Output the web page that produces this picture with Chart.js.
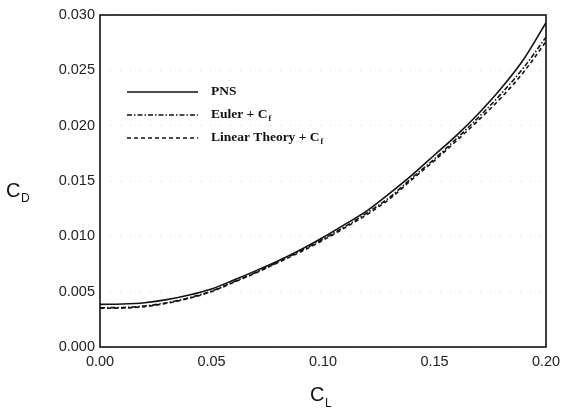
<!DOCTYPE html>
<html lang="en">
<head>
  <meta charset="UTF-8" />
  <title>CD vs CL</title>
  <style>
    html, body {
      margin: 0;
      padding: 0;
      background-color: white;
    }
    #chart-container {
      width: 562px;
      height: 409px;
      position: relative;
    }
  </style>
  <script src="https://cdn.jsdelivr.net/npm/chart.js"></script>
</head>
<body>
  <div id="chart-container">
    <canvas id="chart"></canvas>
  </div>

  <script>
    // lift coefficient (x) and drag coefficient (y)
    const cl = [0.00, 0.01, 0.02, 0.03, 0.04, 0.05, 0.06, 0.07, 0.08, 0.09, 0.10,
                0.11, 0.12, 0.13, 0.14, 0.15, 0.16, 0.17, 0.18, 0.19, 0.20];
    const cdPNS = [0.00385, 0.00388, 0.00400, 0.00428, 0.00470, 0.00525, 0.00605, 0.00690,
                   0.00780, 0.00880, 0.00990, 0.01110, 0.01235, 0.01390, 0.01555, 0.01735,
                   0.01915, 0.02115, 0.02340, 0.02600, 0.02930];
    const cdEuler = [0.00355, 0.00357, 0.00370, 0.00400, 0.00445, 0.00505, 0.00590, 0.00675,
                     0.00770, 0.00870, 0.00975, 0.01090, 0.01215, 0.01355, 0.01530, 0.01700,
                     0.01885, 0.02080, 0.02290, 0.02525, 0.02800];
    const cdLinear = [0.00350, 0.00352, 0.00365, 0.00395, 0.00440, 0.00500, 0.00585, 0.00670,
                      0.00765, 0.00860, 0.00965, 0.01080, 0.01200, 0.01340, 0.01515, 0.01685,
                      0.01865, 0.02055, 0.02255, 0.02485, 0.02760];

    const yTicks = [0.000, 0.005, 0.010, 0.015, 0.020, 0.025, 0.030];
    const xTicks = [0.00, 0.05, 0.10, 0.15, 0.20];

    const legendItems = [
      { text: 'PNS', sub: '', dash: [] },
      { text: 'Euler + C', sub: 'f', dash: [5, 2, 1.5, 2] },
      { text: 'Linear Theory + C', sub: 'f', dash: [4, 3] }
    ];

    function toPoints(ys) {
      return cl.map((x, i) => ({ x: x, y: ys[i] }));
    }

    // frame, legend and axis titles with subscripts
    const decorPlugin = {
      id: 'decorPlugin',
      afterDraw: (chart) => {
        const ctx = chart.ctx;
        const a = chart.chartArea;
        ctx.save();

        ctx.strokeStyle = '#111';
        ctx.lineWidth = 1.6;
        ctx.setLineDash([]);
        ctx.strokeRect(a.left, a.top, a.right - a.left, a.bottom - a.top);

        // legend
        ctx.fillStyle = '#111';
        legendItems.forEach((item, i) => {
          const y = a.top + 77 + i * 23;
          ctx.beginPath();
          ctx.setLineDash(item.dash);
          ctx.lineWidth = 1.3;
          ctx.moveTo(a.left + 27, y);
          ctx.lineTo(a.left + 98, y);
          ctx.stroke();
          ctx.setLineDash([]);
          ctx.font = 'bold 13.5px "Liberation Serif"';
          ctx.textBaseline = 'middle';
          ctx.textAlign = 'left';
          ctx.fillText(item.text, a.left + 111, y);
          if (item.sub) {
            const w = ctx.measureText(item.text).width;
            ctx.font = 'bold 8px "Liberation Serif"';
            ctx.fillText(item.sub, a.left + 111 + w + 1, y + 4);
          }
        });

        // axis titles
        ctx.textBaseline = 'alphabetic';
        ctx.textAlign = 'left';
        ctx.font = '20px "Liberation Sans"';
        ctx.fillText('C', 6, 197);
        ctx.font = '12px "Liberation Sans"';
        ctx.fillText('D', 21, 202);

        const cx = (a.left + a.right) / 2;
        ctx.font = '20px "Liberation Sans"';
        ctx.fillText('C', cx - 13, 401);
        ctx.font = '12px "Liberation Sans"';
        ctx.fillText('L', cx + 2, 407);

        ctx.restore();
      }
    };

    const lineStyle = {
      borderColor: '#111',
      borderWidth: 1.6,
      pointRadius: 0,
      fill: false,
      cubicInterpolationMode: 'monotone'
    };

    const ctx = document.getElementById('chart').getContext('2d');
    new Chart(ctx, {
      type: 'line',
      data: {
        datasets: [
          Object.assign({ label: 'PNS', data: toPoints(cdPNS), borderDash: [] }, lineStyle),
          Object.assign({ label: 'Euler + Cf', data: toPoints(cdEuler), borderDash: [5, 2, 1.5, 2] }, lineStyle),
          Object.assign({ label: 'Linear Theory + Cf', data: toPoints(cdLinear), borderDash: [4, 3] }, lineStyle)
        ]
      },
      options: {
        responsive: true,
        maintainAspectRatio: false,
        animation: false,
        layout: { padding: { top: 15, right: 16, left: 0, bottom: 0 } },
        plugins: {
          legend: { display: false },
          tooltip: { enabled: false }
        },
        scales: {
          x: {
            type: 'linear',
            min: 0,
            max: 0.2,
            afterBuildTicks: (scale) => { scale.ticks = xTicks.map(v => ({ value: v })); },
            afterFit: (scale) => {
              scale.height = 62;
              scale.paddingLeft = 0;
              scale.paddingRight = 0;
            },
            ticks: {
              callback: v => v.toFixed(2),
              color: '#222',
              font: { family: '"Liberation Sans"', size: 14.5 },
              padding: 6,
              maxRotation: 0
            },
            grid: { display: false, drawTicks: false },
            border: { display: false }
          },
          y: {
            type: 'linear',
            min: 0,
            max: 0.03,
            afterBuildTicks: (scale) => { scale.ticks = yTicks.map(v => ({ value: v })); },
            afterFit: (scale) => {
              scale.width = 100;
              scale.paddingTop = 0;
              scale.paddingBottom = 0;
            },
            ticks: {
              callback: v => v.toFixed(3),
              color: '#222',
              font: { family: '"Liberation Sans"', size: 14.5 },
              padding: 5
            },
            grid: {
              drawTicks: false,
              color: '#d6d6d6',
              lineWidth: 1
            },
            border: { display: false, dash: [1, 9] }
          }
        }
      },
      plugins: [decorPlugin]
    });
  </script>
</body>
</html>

+ + + + +

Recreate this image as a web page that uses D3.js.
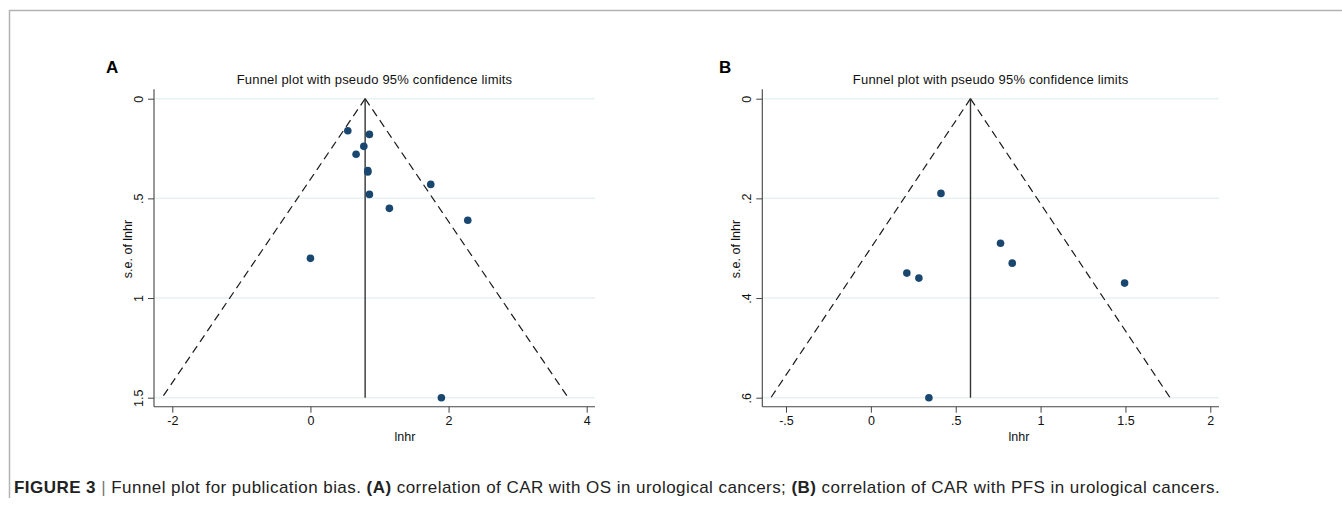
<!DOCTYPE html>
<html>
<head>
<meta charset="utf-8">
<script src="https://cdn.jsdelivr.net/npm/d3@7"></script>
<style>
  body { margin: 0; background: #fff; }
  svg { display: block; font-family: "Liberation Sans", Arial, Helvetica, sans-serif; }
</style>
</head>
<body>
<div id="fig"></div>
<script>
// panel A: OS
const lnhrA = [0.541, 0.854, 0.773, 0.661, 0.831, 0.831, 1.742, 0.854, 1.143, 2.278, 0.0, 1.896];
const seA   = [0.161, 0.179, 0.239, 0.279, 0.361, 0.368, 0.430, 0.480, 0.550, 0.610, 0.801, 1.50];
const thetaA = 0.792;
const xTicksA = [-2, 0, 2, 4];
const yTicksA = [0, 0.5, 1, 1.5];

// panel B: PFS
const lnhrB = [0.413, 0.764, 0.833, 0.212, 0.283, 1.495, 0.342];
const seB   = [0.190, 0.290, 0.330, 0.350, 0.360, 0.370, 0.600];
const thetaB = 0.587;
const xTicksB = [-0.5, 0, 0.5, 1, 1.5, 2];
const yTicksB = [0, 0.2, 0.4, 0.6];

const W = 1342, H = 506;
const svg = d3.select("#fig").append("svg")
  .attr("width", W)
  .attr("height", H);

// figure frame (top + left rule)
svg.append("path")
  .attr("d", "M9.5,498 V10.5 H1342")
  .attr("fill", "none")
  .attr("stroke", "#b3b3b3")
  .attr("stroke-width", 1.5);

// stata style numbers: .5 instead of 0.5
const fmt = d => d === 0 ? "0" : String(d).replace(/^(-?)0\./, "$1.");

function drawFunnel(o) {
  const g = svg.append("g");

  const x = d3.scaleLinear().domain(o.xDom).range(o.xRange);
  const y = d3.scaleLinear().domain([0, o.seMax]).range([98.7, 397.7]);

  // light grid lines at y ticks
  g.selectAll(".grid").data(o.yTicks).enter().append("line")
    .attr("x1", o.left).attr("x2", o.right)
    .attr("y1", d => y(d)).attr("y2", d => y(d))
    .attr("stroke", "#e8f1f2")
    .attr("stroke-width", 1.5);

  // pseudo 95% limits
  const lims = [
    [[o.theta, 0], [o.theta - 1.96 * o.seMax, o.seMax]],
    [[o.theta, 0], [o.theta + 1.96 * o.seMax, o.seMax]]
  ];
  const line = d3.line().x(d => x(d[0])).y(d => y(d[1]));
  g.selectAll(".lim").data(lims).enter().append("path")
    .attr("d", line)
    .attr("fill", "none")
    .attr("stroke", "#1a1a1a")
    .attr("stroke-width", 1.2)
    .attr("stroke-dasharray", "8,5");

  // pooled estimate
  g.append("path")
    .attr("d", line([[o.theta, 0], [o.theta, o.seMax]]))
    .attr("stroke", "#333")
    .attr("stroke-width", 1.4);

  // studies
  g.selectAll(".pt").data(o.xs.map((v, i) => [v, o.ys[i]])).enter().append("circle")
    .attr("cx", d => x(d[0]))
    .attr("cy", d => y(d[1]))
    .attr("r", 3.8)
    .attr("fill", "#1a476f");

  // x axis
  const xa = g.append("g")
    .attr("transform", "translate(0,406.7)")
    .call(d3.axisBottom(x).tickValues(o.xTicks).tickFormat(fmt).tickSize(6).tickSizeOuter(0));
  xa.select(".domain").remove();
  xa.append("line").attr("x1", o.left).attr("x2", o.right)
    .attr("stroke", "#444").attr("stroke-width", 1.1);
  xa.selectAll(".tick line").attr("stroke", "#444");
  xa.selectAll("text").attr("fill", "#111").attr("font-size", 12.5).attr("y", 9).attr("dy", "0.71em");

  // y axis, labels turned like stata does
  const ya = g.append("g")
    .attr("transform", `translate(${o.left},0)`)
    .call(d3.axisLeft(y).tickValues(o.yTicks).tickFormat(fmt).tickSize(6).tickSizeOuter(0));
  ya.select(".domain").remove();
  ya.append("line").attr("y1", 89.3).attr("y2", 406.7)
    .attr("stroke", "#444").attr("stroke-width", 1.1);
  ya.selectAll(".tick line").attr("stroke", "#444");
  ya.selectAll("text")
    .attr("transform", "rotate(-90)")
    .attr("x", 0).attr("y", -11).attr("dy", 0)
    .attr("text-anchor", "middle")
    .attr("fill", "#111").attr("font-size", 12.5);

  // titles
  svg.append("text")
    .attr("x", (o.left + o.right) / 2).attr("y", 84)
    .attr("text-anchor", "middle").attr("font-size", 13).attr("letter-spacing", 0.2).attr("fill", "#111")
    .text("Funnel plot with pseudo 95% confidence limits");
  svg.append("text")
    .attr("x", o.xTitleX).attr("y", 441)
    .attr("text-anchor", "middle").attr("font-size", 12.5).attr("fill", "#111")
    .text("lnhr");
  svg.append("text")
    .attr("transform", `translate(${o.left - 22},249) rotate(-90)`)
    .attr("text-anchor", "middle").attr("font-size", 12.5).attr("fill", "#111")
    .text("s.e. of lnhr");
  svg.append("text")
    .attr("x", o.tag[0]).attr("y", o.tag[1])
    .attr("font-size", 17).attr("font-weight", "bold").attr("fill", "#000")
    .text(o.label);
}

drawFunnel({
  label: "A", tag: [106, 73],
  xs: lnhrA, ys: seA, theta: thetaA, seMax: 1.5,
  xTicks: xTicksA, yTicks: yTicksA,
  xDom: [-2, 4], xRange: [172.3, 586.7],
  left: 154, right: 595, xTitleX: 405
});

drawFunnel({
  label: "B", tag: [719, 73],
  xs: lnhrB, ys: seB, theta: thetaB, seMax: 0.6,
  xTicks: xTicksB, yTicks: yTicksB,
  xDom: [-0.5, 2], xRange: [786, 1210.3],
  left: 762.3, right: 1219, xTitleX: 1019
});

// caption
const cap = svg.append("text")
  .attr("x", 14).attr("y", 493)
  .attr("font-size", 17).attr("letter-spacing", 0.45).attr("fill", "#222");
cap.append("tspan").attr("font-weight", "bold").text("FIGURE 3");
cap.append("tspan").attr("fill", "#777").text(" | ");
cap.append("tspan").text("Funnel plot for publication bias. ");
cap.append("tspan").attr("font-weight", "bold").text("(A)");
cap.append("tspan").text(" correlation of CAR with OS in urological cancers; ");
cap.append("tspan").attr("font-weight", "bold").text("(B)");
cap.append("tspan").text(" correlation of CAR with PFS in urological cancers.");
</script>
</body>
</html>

+ + + + +

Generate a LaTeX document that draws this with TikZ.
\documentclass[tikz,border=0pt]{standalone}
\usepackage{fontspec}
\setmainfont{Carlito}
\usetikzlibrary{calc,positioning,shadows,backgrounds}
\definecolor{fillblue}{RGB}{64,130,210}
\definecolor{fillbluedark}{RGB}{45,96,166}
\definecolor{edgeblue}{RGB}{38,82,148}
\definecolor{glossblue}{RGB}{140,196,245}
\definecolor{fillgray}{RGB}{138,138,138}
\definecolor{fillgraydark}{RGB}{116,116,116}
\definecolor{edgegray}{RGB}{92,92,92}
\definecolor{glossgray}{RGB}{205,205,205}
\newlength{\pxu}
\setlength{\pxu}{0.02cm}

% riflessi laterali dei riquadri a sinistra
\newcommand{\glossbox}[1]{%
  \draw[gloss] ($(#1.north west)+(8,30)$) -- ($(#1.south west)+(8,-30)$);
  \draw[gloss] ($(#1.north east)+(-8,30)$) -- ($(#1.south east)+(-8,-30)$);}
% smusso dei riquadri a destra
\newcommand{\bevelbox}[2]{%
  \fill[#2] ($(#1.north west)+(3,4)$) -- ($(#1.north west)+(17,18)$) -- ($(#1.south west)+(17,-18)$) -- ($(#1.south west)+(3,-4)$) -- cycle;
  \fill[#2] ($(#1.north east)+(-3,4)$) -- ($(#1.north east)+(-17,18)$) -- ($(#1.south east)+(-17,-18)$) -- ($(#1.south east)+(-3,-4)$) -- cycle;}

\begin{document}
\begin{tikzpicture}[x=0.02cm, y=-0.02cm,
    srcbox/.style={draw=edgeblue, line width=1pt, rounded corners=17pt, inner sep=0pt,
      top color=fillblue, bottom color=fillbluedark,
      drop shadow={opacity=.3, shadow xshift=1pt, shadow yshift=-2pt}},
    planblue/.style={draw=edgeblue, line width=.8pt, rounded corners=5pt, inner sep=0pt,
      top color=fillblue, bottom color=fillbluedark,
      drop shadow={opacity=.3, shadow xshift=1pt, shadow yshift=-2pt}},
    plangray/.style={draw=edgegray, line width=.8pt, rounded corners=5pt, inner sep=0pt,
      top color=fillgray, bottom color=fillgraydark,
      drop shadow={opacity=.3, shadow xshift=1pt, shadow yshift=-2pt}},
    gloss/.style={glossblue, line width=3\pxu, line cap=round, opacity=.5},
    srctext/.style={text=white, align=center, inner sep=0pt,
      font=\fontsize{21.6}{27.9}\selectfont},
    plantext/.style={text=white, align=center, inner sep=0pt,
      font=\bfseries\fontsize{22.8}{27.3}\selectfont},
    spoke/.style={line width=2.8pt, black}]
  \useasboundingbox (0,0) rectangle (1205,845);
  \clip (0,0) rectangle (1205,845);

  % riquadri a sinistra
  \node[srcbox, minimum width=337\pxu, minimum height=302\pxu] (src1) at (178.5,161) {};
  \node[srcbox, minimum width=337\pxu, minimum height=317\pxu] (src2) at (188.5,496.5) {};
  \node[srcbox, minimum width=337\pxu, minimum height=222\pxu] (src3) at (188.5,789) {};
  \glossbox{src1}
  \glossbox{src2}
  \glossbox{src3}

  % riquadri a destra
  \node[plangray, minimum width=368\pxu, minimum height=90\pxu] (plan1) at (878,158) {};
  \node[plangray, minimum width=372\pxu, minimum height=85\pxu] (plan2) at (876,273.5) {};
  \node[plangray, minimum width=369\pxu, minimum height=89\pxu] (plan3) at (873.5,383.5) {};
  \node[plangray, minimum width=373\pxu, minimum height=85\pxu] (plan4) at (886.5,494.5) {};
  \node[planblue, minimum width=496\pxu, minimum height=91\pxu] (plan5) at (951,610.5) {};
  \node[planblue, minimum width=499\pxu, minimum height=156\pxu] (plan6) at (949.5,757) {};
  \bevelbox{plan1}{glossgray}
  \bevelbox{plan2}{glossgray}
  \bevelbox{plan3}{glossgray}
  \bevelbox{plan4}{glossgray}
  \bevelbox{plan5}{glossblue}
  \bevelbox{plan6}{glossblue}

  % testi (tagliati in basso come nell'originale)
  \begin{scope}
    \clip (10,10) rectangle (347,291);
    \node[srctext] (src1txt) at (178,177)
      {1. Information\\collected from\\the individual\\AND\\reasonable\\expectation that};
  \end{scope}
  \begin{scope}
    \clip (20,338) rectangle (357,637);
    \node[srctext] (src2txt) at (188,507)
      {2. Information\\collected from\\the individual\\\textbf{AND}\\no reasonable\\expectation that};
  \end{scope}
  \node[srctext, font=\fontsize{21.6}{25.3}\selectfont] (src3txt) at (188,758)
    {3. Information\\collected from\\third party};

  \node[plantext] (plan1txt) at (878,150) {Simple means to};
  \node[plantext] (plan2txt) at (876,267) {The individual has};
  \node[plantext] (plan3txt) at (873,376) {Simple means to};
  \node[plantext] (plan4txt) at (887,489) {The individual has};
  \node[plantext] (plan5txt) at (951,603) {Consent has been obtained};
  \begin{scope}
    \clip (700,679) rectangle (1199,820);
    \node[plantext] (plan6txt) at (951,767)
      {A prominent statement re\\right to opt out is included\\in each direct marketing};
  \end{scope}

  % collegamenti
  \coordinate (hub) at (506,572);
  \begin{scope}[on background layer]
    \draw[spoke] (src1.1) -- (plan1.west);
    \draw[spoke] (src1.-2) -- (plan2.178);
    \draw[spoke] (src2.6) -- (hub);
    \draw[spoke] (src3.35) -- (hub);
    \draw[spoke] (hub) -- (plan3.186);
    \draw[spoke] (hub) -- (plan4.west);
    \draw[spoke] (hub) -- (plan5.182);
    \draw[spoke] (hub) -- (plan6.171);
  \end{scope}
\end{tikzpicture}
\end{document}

+ + + + +

**To do**
Scan the material for lines with the word "that", and copy each line you find.

**Exercise answer**
Output the web page that produces this picture with Chart.js.
Recreate this image as a web page that uses D3.js.
Generate a LaTeX document that draws this with TikZ.
      {1. Information\\collected from\\the individual\\AND\\reasonable\\expectation that};
      {2. Information\\collected from\\the individual\\\textbf{AND}\\no reasonable\\expectation that};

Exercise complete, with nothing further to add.